Could the department of labour require that new education content commissioned ($100m) be CC-BY? There was a clause (124) that suggested that the government should check that no commercial content should exist in these spaces. Was argued down. But we were "Not important" enough to be defeated.

But this is not just about you. It's pouring honey in swiss watch. It's stopping processes working for the popular good, because blocking is easy for economic elite interests.

Fukyama talks about a "vetocracy" - it is easy to block sane policy because of the way funding works. The democracy part just doesn't matter.

The solution would be to change the way campaigns are funded. To pass 1 statute, to decentralise campaign funding. With public funds. The "obvious and first answer".

But what explains the failure? - pundits say that "people don't care". The Mayday PAC focused on proving this, it wasn't seen to work in the 2014 elections.

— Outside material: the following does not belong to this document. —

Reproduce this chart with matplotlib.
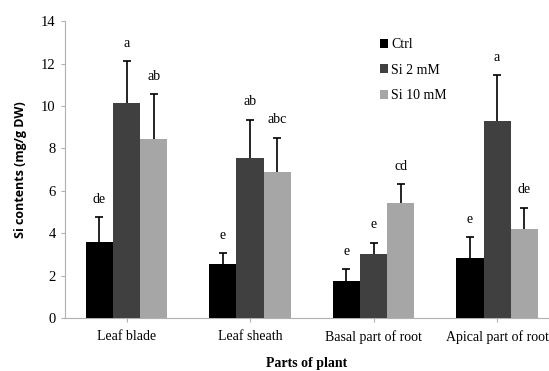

The question is not "do they get it?" The question is "will they [WE] do something about it?". It's not because we like it, it is because we are resigned to it. What it means to "grow up", to "accept the reality" of modern life and corruption. How do we resist this?

1. Talk about feasible change. (eg a statute first, not an amendment)

2. Focus on ideals that inspire. 

3. Teach.

To recruit the audience, asking for 10% of our effort to focus on this underlying problem. If you want to make the world better - you need to make it possible to make the world better.

Against all odds, we at opened are fighting against a large producer interest for something that makes sense. What we need to talk about, to rediscover, is a special different sense of the word "Hope".

Vaklav Havel - Hope is definitely not the same thing as optimism. It is not the conviction that something will turn out well, but the certainty that something makes sense, regardless of how it turns out.